| Challenge |
Transcribe the full listing exactly, and drop every picture.

-- Begin Data to use --

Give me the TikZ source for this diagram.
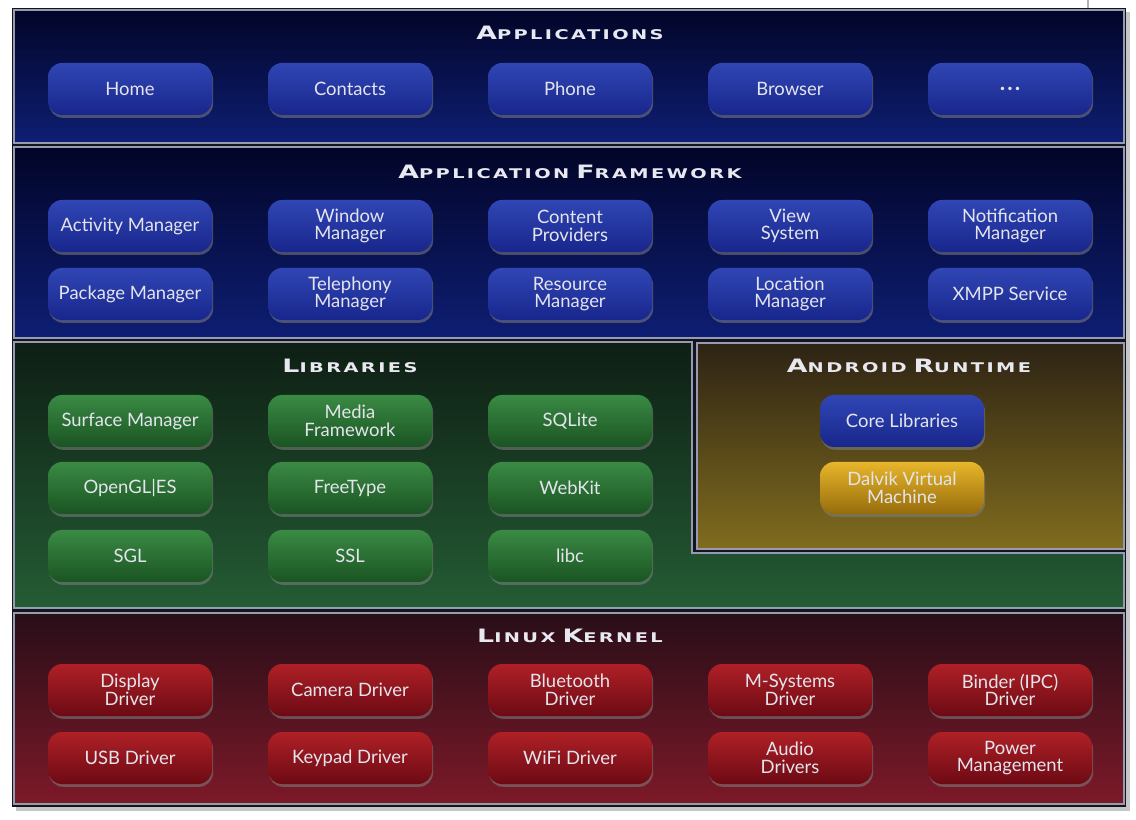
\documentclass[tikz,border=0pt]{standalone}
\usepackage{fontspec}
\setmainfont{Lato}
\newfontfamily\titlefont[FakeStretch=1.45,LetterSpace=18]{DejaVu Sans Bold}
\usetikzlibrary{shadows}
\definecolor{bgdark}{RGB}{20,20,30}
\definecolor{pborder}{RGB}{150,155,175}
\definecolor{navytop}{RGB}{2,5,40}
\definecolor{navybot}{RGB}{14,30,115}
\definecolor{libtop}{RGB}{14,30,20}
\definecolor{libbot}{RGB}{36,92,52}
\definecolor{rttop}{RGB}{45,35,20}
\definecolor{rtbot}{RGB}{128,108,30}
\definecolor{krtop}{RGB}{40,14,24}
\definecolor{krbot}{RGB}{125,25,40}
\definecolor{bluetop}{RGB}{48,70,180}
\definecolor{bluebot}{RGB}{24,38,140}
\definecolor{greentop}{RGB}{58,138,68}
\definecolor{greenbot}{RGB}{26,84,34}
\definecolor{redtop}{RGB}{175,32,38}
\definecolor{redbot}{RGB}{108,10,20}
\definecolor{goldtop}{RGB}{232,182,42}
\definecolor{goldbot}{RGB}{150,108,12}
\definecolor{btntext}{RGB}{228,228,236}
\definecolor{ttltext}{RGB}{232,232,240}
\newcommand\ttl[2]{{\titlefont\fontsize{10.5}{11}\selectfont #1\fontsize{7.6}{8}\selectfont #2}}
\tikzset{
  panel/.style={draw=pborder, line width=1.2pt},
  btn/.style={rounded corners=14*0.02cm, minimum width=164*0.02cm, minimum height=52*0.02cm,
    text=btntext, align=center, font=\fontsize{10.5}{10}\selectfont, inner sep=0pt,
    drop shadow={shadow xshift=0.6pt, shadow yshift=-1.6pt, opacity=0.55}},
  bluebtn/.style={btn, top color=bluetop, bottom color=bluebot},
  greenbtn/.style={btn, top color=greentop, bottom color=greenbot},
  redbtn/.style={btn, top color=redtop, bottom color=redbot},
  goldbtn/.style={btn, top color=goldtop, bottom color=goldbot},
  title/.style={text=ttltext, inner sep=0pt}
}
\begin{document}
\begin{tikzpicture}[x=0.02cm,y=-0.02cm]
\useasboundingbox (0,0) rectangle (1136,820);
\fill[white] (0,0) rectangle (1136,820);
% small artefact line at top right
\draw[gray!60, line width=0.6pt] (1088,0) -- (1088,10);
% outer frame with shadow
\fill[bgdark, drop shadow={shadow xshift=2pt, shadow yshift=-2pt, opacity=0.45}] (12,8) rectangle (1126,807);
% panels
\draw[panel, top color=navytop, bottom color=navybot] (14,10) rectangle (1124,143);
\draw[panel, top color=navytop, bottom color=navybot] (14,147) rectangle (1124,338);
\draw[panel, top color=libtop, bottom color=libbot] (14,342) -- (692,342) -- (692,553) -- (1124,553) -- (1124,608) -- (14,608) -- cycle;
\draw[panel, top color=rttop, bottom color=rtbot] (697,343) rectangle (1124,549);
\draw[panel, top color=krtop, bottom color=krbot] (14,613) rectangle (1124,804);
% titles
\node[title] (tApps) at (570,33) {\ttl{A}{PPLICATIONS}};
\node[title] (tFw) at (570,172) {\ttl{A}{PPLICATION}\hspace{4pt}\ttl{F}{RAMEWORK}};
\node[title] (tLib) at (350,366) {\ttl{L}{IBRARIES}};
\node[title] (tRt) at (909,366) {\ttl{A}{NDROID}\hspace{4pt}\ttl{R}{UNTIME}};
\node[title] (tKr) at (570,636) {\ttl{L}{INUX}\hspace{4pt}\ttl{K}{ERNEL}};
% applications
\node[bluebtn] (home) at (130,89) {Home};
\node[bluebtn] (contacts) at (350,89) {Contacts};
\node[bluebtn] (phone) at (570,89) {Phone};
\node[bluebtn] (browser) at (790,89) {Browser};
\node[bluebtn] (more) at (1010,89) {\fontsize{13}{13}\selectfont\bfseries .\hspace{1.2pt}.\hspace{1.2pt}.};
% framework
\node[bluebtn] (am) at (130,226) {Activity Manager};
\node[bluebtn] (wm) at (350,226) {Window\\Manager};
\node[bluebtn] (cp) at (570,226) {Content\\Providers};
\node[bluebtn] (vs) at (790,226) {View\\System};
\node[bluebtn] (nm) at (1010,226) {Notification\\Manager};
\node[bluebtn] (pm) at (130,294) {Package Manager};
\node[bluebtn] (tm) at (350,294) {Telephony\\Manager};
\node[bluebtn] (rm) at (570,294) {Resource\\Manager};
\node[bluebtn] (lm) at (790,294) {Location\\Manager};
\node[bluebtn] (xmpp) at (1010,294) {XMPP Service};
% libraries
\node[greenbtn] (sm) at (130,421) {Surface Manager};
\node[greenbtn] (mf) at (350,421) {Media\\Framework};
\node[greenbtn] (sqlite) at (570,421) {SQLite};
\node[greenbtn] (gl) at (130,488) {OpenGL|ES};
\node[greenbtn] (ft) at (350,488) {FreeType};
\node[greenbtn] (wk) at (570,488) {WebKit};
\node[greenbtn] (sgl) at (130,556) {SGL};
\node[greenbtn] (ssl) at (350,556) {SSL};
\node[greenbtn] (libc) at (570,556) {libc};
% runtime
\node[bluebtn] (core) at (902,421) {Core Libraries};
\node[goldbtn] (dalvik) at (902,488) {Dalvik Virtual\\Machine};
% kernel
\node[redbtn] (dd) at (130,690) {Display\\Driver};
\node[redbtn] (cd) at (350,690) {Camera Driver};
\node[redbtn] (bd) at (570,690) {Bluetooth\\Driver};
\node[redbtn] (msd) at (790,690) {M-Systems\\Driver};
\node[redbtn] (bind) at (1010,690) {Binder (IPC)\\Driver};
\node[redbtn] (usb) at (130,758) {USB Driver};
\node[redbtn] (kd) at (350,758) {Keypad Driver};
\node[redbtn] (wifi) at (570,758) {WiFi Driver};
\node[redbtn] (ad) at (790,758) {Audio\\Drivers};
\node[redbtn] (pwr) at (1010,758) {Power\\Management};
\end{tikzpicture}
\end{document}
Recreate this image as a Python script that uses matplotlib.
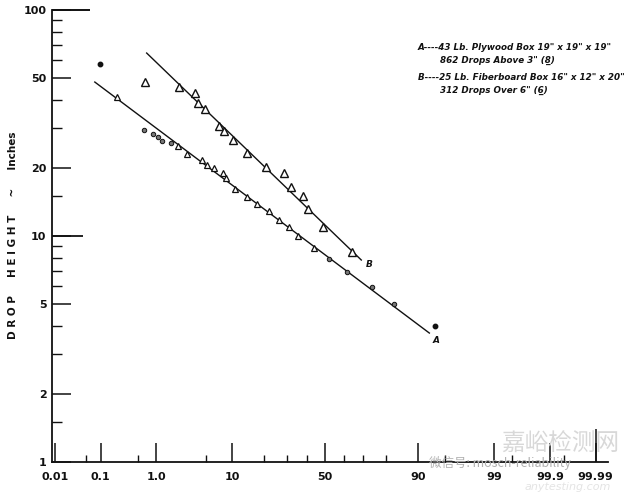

-- End Data to use --

| Answer below |
Give me the TikZ source for this diagram.
\documentclass[tikz,border=0pt]{standalone}
\usepackage{fontspec}
\setmainfont{Lato}
\newfontfamily\titlefont[FakeStretch=1.45,LetterSpace=18]{DejaVu Sans Bold}
\usetikzlibrary{shadows}
\definecolor{bgdark}{RGB}{20,20,30}
\definecolor{pborder}{RGB}{150,155,175}
\definecolor{navytop}{RGB}{2,5,40}
\definecolor{navybot}{RGB}{14,30,115}
\definecolor{libtop}{RGB}{14,30,20}
\definecolor{libbot}{RGB}{36,92,52}
\definecolor{rttop}{RGB}{45,35,20}
\definecolor{rtbot}{RGB}{128,108,30}
\definecolor{krtop}{RGB}{40,14,24}
\definecolor{krbot}{RGB}{125,25,40}
\definecolor{bluetop}{RGB}{48,70,180}
\definecolor{bluebot}{RGB}{24,38,140}
\definecolor{greentop}{RGB}{58,138,68}
\definecolor{greenbot}{RGB}{26,84,34}
\definecolor{redtop}{RGB}{175,32,38}
\definecolor{redbot}{RGB}{108,10,20}
\definecolor{goldtop}{RGB}{232,182,42}
\definecolor{goldbot}{RGB}{150,108,12}
\definecolor{btntext}{RGB}{228,228,236}
\definecolor{ttltext}{RGB}{232,232,240}
\newcommand\ttl[2]{{\titlefont\fontsize{10.5}{11}\selectfont #1\fontsize{7.6}{8}\selectfont #2}}
\tikzset{
  panel/.style={draw=pborder, line width=1.2pt},
  btn/.style={rounded corners=14*0.02cm, minimum width=164*0.02cm, minimum height=52*0.02cm,
    text=btntext, align=center, font=\fontsize{10.5}{10}\selectfont, inner sep=0pt,
    drop shadow={shadow xshift=0.6pt, shadow yshift=-1.6pt, opacity=0.55}},
  bluebtn/.style={btn, top color=bluetop, bottom color=bluebot},
  greenbtn/.style={btn, top color=greentop, bottom color=greenbot},
  redbtn/.style={btn, top color=redtop, bottom color=redbot},
  goldbtn/.style={btn, top color=goldtop, bottom color=goldbot},
  title/.style={text=ttltext, inner sep=0pt}
}
\begin{document}
\begin{tikzpicture}[x=0.02cm,y=-0.02cm]
\useasboundingbox (0,0) rectangle (1136,820);
\fill[white] (0,0) rectangle (1136,820);
% small artefact line at top right
\draw[gray!60, line width=0.6pt] (1088,0) -- (1088,10);
% outer frame with shadow
\fill[bgdark, drop shadow={shadow xshift=2pt, shadow yshift=-2pt, opacity=0.45}] (12,8) rectangle (1126,807);
% panels
\draw[panel, top color=navytop, bottom color=navybot] (14,10) rectangle (1124,143);
\draw[panel, top color=navytop, bottom color=navybot] (14,147) rectangle (1124,338);
\draw[panel, top color=libtop, bottom color=libbot] (14,342) -- (692,342) -- (692,553) -- (1124,553) -- (1124,608) -- (14,608) -- cycle;
\draw[panel, top color=rttop, bottom color=rtbot] (697,343) rectangle (1124,549);
\draw[panel, top color=krtop, bottom color=krbot] (14,613) rectangle (1124,804);
% titles
\node[title] (tApps) at (570,33) {\ttl{A}{PPLICATIONS}};
\node[title] (tFw) at (570,172) {\ttl{A}{PPLICATION}\hspace{4pt}\ttl{F}{RAMEWORK}};
\node[title] (tLib) at (350,366) {\ttl{L}{IBRARIES}};
\node[title] (tRt) at (909,366) {\ttl{A}{NDROID}\hspace{4pt}\ttl{R}{UNTIME}};
\node[title] (tKr) at (570,636) {\ttl{L}{INUX}\hspace{4pt}\ttl{K}{ERNEL}};
% applications
\node[bluebtn] (home) at (130,89) {Home};
\node[bluebtn] (contacts) at (350,89) {Contacts};
\node[bluebtn] (phone) at (570,89) {Phone};
\node[bluebtn] (browser) at (790,89) {Browser};
\node[bluebtn] (more) at (1010,89) {\fontsize{13}{13}\selectfont\bfseries .\hspace{1.2pt}.\hspace{1.2pt}.};
% framework
\node[bluebtn] (am) at (130,226) {Activity Manager};
\node[bluebtn] (wm) at (350,226) {Window\\Manager};
\node[bluebtn] (cp) at (570,226) {Content\\Providers};
\node[bluebtn] (vs) at (790,226) {View\\System};
\node[bluebtn] (nm) at (1010,226) {Notification\\Manager};
\node[bluebtn] (pm) at (130,294) {Package Manager};
\node[bluebtn] (tm) at (350,294) {Telephony\\Manager};
\node[bluebtn] (rm) at (570,294) {Resource\\Manager};
\node[bluebtn] (lm) at (790,294) {Location\\Manager};
\node[bluebtn] (xmpp) at (1010,294) {XMPP Service};
% libraries
\node[greenbtn] (sm) at (130,421) {Surface Manager};
\node[greenbtn] (mf) at (350,421) {Media\\Framework};
\node[greenbtn] (sqlite) at (570,421) {SQLite};
\node[greenbtn] (gl) at (130,488) {OpenGL|ES};
\node[greenbtn] (ft) at (350,488) {FreeType};
\node[greenbtn] (wk) at (570,488) {WebKit};
\node[greenbtn] (sgl) at (130,556) {SGL};
\node[greenbtn] (ssl) at (350,556) {SSL};
\node[greenbtn] (libc) at (570,556) {libc};
% runtime
\node[bluebtn] (core) at (902,421) {Core Libraries};
\node[goldbtn] (dalvik) at (902,488) {Dalvik Virtual\\Machine};
% kernel
\node[redbtn] (dd) at (130,690) {Display\\Driver};
\node[redbtn] (cd) at (350,690) {Camera Driver};
\node[redbtn] (bd) at (570,690) {Bluetooth\\Driver};
\node[redbtn] (msd) at (790,690) {M-Systems\\Driver};
\node[redbtn] (bind) at (1010,690) {Binder (IPC)\\Driver};
\node[redbtn] (usb) at (130,758) {USB Driver};
\node[redbtn] (kd) at (350,758) {Keypad Driver};
\node[redbtn] (wifi) at (570,758) {WiFi Driver};
\node[redbtn] (ad) at (790,758) {Audio\\Drivers};
\node[redbtn] (pwr) at (1010,758) {Power\\Management};
\end{tikzpicture}
\end{document}
Recreate this image as a Python script that uses matplotlib.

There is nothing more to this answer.